Would you retype, exactly and without the pictures, the lines between the line holding "Reproduce this chart with D3.js." and the line holding "var y = d3.scaleLinear().domain([0, 90]).range([height, 0]);", inclusive, and nothing else?
[Start]
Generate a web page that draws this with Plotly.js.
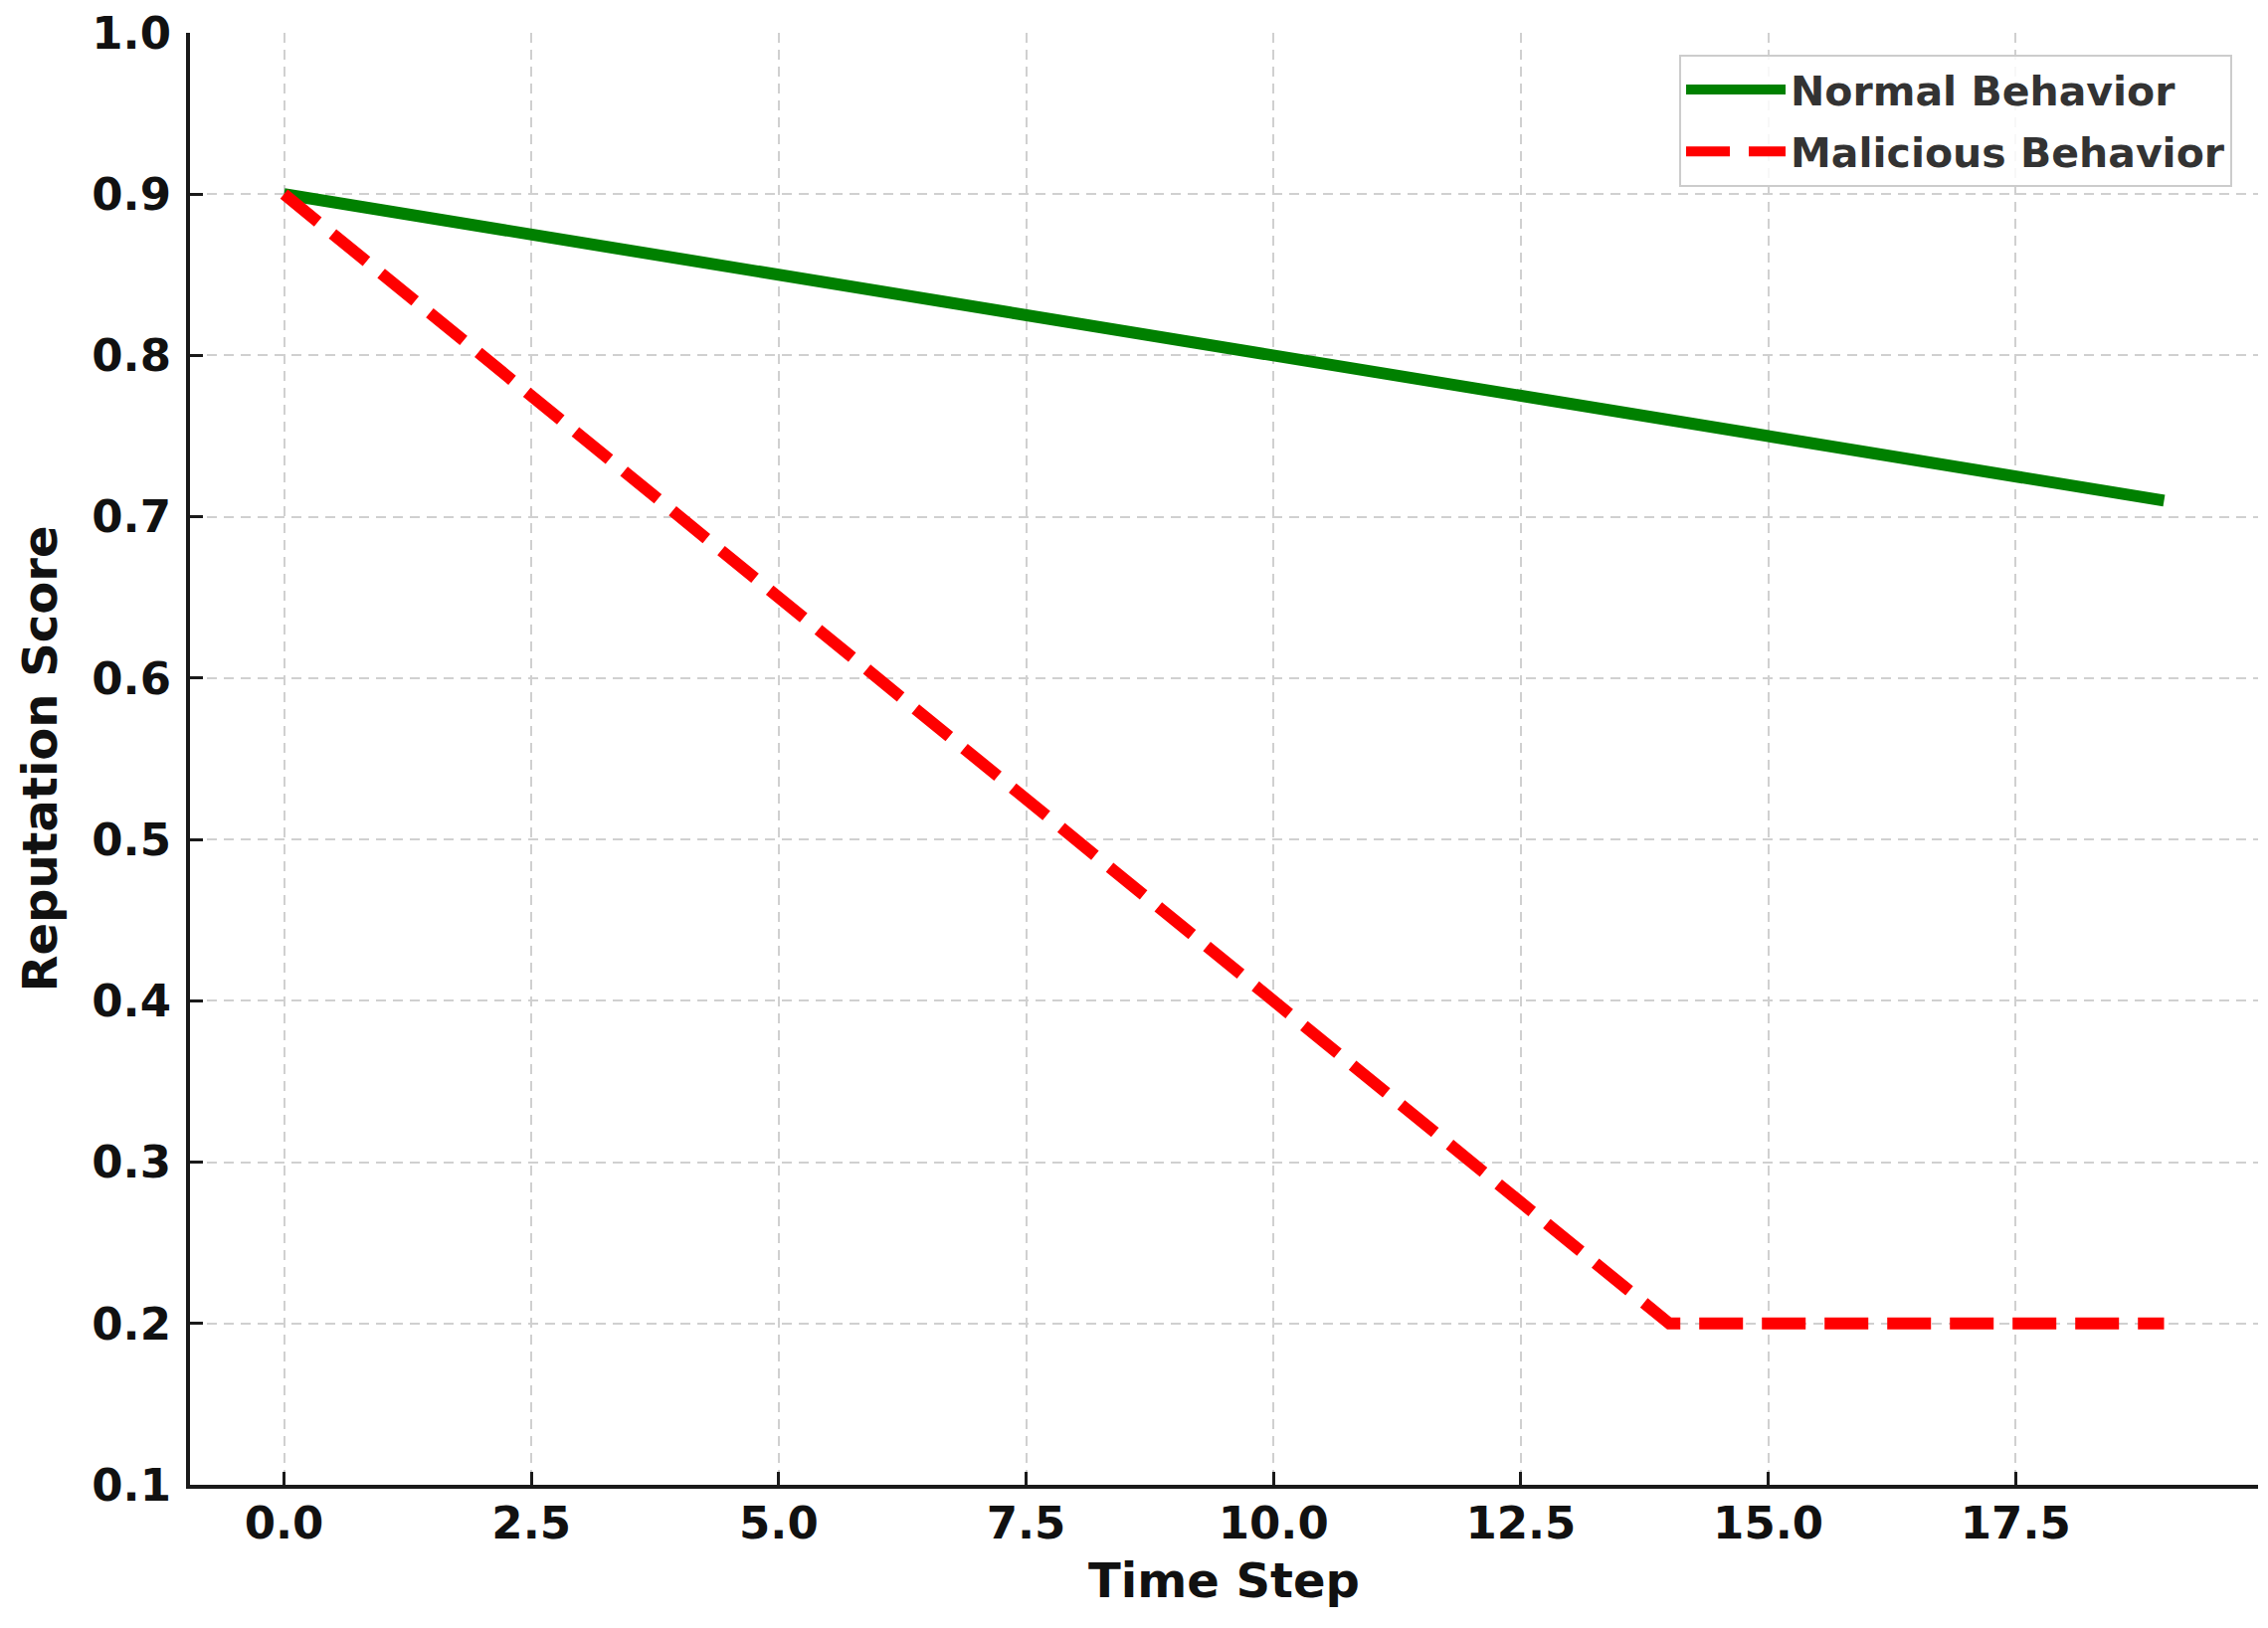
<!DOCTYPE html>
<html>
<head>
<meta charset="utf-8">
<script src="https://cdn.plot.ly/plotly-3.0.1.min.js"></script>
<style>
html,body{margin:0;padding:0;background:#fff;}
#chart{width:2280px;height:1637px;}
</style>
</head>
<body>
<div id="chart"></div>
<script>
const timeSteps = [0,1,2,3,4,5,6,7,8,9,10,11,12,13,14,15,16,17,18,19];
const normalScores = [0.90,0.89,0.88,0.87,0.86,0.85,0.84,0.83,0.82,0.81,0.80,0.79,0.78,0.77,0.76,0.75,0.74,0.73,0.72,0.71];
const maliciousScores = [0.90,0.85,0.80,0.75,0.70,0.65,0.60,0.55,0.50,0.45,0.40,0.35,0.30,0.25,0.20,0.20,0.20,0.20,0.20,0.20];
const seriesNames = ["Normal Behavior","Malicious Behavior"];
const xTicks = [0,2.5,5,7.5,10,12.5,15,17.5];
const yTicks = [0.1,0.2,0.3,0.4,0.5,0.6,0.7,0.8,0.9,1.0];

const FONT = '"DejaVu Sans", sans-serif';

const traces = [
  {x: timeSteps, y: normalScores, name: seriesNames[0], mode: 'lines', type: 'scatter',
   legendgroup: 'g1', line: {color: '#008000', width: 12}, hoverinfo: 'skip'},
  {x: timeSteps, y: maliciousScores, name: seriesNames[1], mode: 'lines', type: 'scatter',
   legendgroup: 'g2', line: {color: '#ff0000', width: 12, dash: '44px,19px'}, hoverinfo: 'skip'}
];

const axisCommon = {
  showline: true, linecolor: '#1a1a1a', linewidth: 4,
  ticks: 'inside', ticklen: 13, tickwidth: 3, tickcolor: '#1a1a1a',
  showgrid: true, gridcolor: '#d0d0d0', gridwidth: 2, griddash: '10px,7px',
  zeroline: false, mirror: false,
  tickfont: {family: FONT, size: 45, color: '#111111', weight: 'bold'},
  title: {font: {family: FONT, size: 48, color: '#111111', weight: 'bold'}}
};

const layout = {
  width: 2280, height: 1637,
  margin: {l: 191, r: 10, t: 33, b: 144},
  paper_bgcolor: '#ffffff', plot_bgcolor: '#ffffff',
  font: {family: FONT, weight: 'bold'},
  xaxis: Object.assign({}, axisCommon, {
    range: [-0.95, 19.95], tickvals: xTicks, ticktext: xTicks.map(v => v.toFixed(1)),
    ticklabelstandoff: -4,
    title: {text: 'Time Step', standoff: 16, font: axisCommon.title.font}
  }),
  yaxis: Object.assign({}, axisCommon, {
    range: [0.1, 1.0], tickvals: yTicks, ticktext: yTicks.map(v => v.toFixed(1)),
    ticklabelstandoff: 6,
    title: {text: 'Reputation Score', standoff: 20, font: axisCommon.title.font}
  }),
  legend: {
    x: 0.9875, y: 0.985, xanchor: 'right', yanchor: 'top',
    bgcolor: 'rgba(255,255,255,0.85)', bordercolor: '#cccccc', borderwidth: 2,
    font: {family: FONT, size: 41, color: '#333333', weight: 'bold'},
    itemwidth: 100, traceorder: 'grouped', tracegroupgap: 6
  },
  showlegend: true
};

Plotly.newPlot('chart', traces, layout, {staticPlot: true, displayModeBar: false});
</script>
</body>
</html>
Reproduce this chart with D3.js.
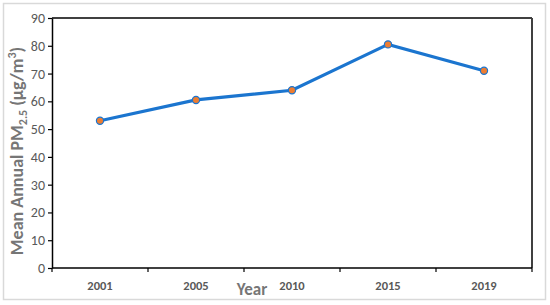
<!DOCTYPE html>
<html>
<head>
<meta charset="utf-8">
<script src="https://cdn.jsdelivr.net/npm/d3@7"></script>
<style>
  body { margin: 0; background: #fff; }
  text { font-family: Calibri, Carlito, "Open Sans", sans-serif; }
</style>
</head>
<body>
<div id="chart"></div>
<script>
var years = ["2001", "2005", "2010", "2015", "2019"];
var pm25 = [53, 60.5, 64, 80.5, 71];
var yTicks = [0, 10, 20, 30, 40, 50, 60, 70, 80, 90];

var svg = d3.select("#chart").append("svg").attr("width", 550).attr("height", 305),
    margin = {top: 18, right: 18, bottom: 37, left: 52},
    width = 550 - margin.left - margin.right,
    height = 305 - margin.top - margin.bottom;

// outer chart frame
svg.append("rect")
    .attr("x", 3.5).attr("y", 3.5)
    .attr("width", 542).attr("height", 296)
    .attr("fill", "#fff")
    .attr("stroke", "#d9d9d9")
    .attr("stroke-width", 1.5);

var g = svg.append("g").attr("transform", "translate(" + margin.left + "," + margin.top + ")");

var x = d3.scaleBand().domain(years).range([0, width]);
var y = d3.scaleLinear().domain([0, 90]).range([height, 0]);

// top and right frame of plot
g.append("line").attr("x1", 0).attr("x2", width).attr("y1", 0).attr("y2", 0)
    .attr("stroke", "#000").attr("stroke-width", 1.5);
g.append("line").attr("x1", width).attr("x2", width).attr("y1", 0).attr("y2", height)
    .attr("stroke", "#404040").attr("stroke-width", 2);

// y axis
var yAxis = g.append("g")
    .call(d3.axisLeft(y).tickValues(yTicks).tickSize(4).tickSizeOuter(0));
yAxis.select(".domain").attr("stroke", "#000").attr("stroke-width", 1.5);
yAxis.selectAll(".tick line").attr("stroke", "#000").attr("stroke-width", 1.2);
yAxis.selectAll(".tick text")
    .attr("font-size", 14)
    .attr("fill", "#595959")
    .attr("x", -7);

// x axis with ticks at band boundaries
var xAxis = g.append("g").attr("transform", "translate(0," + height + ")");
xAxis.append("line").attr("x1", 0).attr("x2", width)
    .attr("stroke", "#000").attr("stroke-width", 1.5);
xAxis.selectAll(".xtick")
    .data(years.concat(["end"]))
    .enter().append("line")
    .attr("class", "xtick")
    .attr("x1", function(d, i) { return i * x.step(); })
    .attr("x2", function(d, i) { return i * x.step(); })
    .attr("y1", 0).attr("y2", 4)
    .attr("stroke", "#000").attr("stroke-width", 1.2);
xAxis.selectAll(".xlabel")
    .data(years)
    .enter().append("text")
    .attr("class", "xlabel")
    .attr("x", function(d) { return x(d) + x.bandwidth() / 2; })
    .attr("y", 22)
    .attr("text-anchor", "middle")
    .attr("font-size", 12.5)
    .attr("font-weight", "bold")
    .attr("fill", "#595959")
    .text(function(d) { return d; });

// axis titles
svg.append("text")
    .attr("x", 252).attr("y", 295)
    .attr("text-anchor", "middle")
    .attr("font-size", 17)
    .attr("font-weight", "bold")
    .attr("fill", "#767676")
    .text("Year");

var yt = svg.append("text")
    .attr("transform", "translate(23," + (margin.top + height / 2 + 8) + ") rotate(-90)")
    .attr("text-anchor", "middle")
    .attr("font-size", 18)
    .attr("font-weight", "bold")
    .attr("fill", "#767676");
yt.append("tspan").text("Mean Annual PM");
yt.append("tspan").attr("font-size", 12).attr("dy", 4).text("2.5");
yt.append("tspan").attr("dy", -4).text("  (\u00b5g/m");
yt.append("tspan").attr("font-size", 12).attr("dy", -7).text("3");
yt.append("tspan").attr("dy", 7).text(")");

// line
var line = d3.line()
    .x(function(d, i) { return x(years[i]) + x.bandwidth() / 2; })
    .y(function(d) { return y(d); });

g.append("path")
    .datum(pm25)
    .attr("fill", "none")
    .attr("stroke", "#1b75cf")
    .attr("stroke-width", 3.2)
    .attr("d", line);

g.selectAll(".dot")
    .data(pm25)
    .enter().append("circle")
    .attr("class", "dot")
    .attr("cx", function(d, i) { return x(years[i]) + x.bandwidth() / 2; })
    .attr("cy", function(d) { return y(d); })
    .attr("r", 3.6)
    .attr("fill", "#ed7d31")
    .attr("stroke", "#1b75cf")
    .attr("stroke-width", 1.2);
</script>
</body>
</html>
[End]
_OUTPUT FOR THIS TASK_
Reproduce this chart with D3.js.
<!DOCTYPE html>
<html>
<head>
<meta charset="utf-8">
<script src="https://cdn.jsdelivr.net/npm/d3@7"></script>
<style>
  body { margin: 0; background: #fff; }
  text { font-family: Calibri, Carlito, "Open Sans", sans-serif; }
</style>
</head>
<body>
<div id="chart"></div>
<script>
var years = ["2001", "2005", "2010", "2015", "2019"];
var pm25 = [53, 60.5, 64, 80.5, 71];
var yTicks = [0, 10, 20, 30, 40, 50, 60, 70, 80, 90];

var svg = d3.select("#chart").append("svg").attr("width", 550).attr("height", 305),
    margin = {top: 18, right: 18, bottom: 37, left: 52},
    width = 550 - margin.left - margin.right,
    height = 305 - margin.top - margin.bottom;

// outer chart frame
svg.append("rect")
    .attr("x", 3.5).attr("y", 3.5)
    .attr("width", 542).attr("height", 296)
    .attr("fill", "#fff")
    .attr("stroke", "#d9d9d9")
    .attr("stroke-width", 1.5);

var g = svg.append("g").attr("transform", "translate(" + margin.left + "," + margin.top + ")");

var x = d3.scaleBand().domain(years).range([0, width]);
var y = d3.scaleLinear().domain([0, 90]).range([height, 0]);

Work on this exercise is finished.